Section Three - Measuring is influencing
A story about Facebook, university rankings and criminalizing poverty (4 minutes)
A while ago, when Facebook was still trusthworthy (more or less), they proudly announced that by analyzing our likes, they knew exactly who we were. That was a bit creepy. But it was also a strange statement, because Facebook was also the company that determined what we saw on Facebook. So, they also influenced what posts we "liked."
You see this pattern continuously. We measure things, but we also influence what we measure. Direct or indirect.
Let's look at some examples in which we combine the problem in the previous section (all data is subjective) with the problem in this section.
Examples
Example (1) Remember when we stated in the first section that one of the benefits of (big) data is that you can predict the future? Such applications are, for example, PredPol or Comstat. Those applications predict where most of the crime will be committed, and show that with moving squares on a map. That way you can deploy the police to the areas where crime is most likely to take place.
Sounds great, right?
Sure, but from section one we know that we have to take a close look at the data that is collected. What data does PredPol use? Than it becomes clear that PredPol can only use data on crimes that happen a lot. Things like drinking in public, noise disturbance, loitering, breaking into cars, using drugs, etc. There is not enough data on heavier crimes like breaking and entry, rape or murder. PredPol and Comstat thus ensure that the police are deployed on petty crime, and that takes place mostly in poor areas.
In this way, these systems this way are criminalizing poverty with data.
Secondly, because the police are deployed to these areas, more violations are identified and a negative spiral is intensified. This way the predictions are proving right but mostly they are just a self-fulfilling prophecy.

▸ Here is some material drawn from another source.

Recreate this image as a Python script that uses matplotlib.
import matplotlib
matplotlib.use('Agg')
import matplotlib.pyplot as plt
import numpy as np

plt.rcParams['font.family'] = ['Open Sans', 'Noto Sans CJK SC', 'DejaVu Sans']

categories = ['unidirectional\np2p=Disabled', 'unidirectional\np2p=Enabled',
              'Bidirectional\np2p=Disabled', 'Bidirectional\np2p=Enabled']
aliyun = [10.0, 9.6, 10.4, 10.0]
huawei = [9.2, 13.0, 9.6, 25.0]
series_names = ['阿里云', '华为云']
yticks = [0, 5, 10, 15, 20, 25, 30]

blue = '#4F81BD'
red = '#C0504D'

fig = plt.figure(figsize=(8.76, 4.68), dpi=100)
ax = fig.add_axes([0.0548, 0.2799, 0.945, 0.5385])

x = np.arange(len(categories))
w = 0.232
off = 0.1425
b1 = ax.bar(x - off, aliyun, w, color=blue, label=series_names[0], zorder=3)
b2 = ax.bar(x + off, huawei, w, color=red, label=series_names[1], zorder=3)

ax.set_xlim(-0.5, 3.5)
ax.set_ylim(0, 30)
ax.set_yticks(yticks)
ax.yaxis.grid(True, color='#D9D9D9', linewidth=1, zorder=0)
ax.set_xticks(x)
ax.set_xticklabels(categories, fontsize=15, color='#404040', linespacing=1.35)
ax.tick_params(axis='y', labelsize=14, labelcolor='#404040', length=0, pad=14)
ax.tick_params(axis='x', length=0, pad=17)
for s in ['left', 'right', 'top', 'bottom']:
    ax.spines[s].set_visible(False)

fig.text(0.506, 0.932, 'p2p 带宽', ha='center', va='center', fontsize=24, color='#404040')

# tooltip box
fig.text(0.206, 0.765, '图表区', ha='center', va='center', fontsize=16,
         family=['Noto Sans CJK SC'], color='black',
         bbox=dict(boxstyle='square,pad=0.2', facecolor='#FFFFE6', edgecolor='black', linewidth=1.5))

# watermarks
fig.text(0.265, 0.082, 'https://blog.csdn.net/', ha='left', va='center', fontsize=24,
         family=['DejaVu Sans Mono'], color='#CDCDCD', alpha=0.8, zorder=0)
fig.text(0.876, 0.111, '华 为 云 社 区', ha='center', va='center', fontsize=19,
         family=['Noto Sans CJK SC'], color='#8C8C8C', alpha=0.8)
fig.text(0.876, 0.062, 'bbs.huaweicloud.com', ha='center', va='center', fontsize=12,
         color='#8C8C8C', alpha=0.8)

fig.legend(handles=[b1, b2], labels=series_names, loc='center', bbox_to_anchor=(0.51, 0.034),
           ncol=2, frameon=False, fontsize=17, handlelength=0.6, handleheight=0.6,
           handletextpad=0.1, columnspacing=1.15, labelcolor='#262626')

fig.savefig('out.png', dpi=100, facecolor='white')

Example (2) In the United States a ranking of universities was introduced. This ranking could not measure the most important thing (what have students really learned, how did they grow as a person), but it could measure all kinds of other indicators (proxies), such as scores, dropouts, donations from alumni, sponsors, job prospects, athletic performance, etc ... The result was that the universities more and more started to focus on the ranking indicators. After all, highly ranked schools attract the most students. The score did not include the tuition fees (remember, data is subjective) because the organizers had to make sure universities like Harvard & Yale were in the top of the ranking to make the ranking look thrusthworthy.

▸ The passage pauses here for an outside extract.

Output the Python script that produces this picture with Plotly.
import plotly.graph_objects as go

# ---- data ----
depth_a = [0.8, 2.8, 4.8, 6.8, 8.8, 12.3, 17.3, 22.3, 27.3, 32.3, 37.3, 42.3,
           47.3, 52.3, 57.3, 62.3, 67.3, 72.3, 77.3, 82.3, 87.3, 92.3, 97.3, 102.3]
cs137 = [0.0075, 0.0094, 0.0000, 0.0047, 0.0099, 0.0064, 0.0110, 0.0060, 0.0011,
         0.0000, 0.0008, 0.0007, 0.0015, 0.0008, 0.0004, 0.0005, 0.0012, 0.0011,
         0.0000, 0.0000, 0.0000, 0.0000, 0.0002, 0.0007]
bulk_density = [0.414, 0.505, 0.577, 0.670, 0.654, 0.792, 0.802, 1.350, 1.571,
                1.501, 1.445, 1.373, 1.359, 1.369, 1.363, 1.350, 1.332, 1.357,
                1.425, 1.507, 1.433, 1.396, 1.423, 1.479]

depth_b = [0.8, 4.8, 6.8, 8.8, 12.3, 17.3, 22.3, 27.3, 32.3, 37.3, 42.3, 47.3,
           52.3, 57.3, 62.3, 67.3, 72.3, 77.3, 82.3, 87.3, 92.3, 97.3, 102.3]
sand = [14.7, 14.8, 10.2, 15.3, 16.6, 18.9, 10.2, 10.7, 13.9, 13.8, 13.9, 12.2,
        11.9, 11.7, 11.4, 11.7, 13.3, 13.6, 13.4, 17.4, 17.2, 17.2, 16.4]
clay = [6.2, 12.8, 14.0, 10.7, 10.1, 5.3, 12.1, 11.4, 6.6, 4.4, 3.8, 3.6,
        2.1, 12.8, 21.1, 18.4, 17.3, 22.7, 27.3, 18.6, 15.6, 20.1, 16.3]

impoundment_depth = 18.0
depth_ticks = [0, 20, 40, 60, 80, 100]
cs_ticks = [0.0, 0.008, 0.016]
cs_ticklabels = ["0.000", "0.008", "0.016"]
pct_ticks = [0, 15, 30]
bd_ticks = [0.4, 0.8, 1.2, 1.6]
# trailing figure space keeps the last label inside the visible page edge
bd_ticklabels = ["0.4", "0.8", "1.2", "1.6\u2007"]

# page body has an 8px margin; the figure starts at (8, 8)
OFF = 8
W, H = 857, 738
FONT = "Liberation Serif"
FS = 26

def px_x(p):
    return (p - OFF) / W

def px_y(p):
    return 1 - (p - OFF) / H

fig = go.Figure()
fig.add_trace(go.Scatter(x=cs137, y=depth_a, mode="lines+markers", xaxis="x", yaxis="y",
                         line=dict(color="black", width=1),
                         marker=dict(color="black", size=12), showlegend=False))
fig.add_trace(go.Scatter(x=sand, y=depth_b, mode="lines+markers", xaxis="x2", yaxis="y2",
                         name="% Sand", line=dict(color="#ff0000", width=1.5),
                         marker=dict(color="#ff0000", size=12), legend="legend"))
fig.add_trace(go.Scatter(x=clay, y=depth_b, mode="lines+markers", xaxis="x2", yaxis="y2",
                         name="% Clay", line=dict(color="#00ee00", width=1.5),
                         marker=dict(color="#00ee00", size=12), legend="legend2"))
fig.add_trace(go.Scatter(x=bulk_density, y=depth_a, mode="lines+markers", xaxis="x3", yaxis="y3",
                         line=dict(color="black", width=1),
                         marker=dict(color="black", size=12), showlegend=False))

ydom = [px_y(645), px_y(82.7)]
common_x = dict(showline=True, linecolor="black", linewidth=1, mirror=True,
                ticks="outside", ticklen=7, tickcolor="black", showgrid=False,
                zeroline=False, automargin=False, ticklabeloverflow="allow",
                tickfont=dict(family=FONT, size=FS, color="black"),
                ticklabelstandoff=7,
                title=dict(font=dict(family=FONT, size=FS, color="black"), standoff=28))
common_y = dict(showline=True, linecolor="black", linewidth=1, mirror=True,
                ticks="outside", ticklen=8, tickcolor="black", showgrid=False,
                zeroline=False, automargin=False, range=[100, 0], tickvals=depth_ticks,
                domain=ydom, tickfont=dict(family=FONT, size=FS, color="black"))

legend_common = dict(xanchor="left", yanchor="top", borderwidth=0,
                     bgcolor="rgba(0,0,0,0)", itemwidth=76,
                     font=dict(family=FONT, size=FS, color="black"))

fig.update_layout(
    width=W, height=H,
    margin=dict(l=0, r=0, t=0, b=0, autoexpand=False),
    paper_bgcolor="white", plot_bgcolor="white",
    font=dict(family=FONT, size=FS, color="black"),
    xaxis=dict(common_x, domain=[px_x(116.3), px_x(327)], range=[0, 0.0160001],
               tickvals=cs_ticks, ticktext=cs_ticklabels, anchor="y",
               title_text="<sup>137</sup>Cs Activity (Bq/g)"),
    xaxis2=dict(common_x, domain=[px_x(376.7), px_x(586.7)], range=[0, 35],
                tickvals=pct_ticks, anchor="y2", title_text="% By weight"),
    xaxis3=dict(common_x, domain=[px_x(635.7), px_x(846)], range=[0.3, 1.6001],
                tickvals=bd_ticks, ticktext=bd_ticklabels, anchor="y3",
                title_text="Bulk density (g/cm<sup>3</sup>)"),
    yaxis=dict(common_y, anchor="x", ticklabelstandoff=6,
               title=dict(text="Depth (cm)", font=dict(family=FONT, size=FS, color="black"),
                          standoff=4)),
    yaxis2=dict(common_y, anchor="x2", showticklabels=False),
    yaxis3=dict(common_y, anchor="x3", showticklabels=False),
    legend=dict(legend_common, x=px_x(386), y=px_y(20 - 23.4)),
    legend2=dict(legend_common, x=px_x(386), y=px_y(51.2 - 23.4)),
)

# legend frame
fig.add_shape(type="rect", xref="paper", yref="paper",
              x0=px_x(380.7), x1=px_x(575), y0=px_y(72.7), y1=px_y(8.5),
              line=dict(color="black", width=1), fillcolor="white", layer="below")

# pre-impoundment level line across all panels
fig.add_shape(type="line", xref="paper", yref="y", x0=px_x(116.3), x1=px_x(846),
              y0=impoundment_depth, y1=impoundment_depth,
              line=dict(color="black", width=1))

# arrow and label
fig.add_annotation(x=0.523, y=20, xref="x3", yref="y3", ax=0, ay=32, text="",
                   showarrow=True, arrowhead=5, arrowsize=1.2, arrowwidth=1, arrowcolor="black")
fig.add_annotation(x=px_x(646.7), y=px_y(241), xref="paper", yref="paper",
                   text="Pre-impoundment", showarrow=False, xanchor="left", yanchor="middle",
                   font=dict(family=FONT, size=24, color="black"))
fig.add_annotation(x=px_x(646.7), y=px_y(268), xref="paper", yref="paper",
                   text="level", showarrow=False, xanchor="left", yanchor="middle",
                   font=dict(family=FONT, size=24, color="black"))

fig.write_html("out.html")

The result was an unfair comparison which resulted in universities focussing on ranking indicators and a huge increase in study costs.
The worst part is that these types of data models, even if they are transparent, still reinforce themselves. After all, good schools receive more applications, can make better selections, get better students, attract better professors, etc.

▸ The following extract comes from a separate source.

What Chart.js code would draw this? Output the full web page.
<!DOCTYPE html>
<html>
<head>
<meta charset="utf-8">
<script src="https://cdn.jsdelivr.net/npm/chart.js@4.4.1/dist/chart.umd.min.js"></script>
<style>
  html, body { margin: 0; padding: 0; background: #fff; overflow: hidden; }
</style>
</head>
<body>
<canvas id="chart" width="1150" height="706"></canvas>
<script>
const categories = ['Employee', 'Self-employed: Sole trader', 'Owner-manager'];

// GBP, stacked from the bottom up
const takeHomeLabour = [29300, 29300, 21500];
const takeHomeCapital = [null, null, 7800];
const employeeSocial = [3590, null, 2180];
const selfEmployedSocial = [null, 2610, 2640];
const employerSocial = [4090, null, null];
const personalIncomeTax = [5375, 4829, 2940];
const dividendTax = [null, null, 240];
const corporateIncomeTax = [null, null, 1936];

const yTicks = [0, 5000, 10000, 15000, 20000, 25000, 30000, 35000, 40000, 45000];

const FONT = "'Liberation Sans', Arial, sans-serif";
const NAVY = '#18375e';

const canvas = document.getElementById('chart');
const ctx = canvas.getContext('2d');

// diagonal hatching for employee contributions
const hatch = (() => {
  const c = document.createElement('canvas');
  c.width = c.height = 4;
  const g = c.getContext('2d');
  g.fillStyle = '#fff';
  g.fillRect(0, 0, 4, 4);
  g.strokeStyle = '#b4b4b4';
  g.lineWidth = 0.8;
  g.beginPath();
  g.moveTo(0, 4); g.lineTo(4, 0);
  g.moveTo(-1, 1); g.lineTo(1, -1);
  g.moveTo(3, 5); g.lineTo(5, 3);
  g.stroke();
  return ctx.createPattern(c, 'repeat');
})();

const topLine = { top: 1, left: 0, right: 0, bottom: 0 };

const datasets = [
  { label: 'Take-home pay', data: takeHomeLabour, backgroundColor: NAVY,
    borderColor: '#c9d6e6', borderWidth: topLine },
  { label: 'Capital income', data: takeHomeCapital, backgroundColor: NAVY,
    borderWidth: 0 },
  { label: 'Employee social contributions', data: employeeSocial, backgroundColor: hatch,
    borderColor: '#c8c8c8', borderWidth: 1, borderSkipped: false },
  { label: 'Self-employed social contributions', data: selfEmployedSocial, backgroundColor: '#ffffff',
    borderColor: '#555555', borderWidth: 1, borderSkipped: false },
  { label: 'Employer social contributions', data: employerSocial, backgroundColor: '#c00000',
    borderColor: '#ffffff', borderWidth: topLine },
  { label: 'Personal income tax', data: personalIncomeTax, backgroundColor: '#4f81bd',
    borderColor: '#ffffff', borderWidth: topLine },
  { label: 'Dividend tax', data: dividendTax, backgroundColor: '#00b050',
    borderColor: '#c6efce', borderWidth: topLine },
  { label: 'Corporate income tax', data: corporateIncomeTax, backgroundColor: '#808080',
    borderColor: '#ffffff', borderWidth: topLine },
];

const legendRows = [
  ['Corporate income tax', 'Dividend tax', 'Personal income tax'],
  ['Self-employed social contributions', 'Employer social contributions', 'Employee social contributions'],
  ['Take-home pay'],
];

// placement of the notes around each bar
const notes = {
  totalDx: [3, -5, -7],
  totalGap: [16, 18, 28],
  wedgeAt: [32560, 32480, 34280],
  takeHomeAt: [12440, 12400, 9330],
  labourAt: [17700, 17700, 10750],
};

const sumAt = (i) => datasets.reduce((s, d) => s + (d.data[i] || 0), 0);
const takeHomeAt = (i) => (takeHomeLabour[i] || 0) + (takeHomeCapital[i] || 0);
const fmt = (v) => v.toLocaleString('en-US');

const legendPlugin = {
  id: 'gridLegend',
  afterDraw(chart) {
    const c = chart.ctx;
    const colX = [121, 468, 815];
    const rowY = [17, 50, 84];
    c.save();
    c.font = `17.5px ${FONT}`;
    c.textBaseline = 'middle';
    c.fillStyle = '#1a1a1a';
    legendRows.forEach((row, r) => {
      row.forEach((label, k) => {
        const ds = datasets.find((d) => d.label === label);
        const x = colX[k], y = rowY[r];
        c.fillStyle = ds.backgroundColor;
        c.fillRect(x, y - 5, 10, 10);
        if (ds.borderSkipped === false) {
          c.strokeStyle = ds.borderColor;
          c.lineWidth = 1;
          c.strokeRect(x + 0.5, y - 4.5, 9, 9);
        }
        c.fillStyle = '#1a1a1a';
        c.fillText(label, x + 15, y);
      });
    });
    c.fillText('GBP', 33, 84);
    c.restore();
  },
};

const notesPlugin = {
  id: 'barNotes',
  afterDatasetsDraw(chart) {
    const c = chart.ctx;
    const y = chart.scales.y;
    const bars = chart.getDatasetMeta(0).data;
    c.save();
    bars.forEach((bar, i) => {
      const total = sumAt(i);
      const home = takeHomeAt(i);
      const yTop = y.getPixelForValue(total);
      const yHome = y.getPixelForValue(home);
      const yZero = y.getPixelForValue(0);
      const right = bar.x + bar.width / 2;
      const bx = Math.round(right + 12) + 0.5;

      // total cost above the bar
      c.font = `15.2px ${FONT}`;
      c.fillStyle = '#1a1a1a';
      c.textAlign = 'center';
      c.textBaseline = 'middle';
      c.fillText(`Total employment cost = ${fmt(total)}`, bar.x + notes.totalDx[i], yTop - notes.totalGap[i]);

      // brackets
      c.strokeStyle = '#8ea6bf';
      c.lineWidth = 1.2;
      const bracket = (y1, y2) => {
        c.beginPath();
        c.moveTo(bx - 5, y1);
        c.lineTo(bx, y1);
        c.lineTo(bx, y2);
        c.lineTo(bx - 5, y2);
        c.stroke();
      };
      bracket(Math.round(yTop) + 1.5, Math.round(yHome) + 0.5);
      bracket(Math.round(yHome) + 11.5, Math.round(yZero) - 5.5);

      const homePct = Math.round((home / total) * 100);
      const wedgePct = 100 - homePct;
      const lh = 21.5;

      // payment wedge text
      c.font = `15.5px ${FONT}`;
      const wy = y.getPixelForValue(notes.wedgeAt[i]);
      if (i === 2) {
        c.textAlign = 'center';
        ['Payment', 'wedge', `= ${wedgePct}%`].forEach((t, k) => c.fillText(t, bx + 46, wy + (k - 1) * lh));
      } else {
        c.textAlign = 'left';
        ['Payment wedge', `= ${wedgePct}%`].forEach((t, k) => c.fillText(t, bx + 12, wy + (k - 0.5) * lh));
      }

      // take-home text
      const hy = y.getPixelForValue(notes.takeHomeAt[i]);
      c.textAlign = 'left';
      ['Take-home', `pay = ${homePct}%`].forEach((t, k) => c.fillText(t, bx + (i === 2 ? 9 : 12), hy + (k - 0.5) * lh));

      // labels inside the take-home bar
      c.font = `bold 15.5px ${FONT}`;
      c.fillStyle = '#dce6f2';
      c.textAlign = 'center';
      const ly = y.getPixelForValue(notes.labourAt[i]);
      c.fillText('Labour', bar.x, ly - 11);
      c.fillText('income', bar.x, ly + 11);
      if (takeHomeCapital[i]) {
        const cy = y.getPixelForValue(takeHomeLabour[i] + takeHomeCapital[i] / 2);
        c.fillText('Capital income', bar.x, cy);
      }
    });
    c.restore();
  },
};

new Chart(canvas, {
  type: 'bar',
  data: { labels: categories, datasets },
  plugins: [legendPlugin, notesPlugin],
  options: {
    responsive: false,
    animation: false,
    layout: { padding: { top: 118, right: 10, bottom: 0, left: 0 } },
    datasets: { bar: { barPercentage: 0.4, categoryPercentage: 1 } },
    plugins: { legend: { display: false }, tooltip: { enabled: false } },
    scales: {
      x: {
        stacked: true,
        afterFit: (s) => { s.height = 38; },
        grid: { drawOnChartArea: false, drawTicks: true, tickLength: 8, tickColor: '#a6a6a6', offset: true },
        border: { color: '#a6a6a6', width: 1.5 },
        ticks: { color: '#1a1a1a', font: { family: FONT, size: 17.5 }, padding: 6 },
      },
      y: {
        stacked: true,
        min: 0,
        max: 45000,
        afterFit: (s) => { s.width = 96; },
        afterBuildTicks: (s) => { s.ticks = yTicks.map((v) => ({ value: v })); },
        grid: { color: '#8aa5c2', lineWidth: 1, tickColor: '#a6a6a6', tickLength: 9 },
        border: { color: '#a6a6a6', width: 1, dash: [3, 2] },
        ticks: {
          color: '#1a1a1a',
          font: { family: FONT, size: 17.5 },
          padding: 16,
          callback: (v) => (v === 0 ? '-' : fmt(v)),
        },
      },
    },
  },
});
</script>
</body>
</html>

Again a self-fulfilling prophecy.
This is why Cathy O'Neill states that:
"An algorithm is an opinion embedded in math" - Cathy O'Neill
We will talk about algorithms later, but for now please watch this video (2 minutes) in which she explains the problems with data from section two and three:
Take aways from section two
- If you measure data, you start influencing the data;
- Often this way self-fulfilling prophecies are created and inequality rises.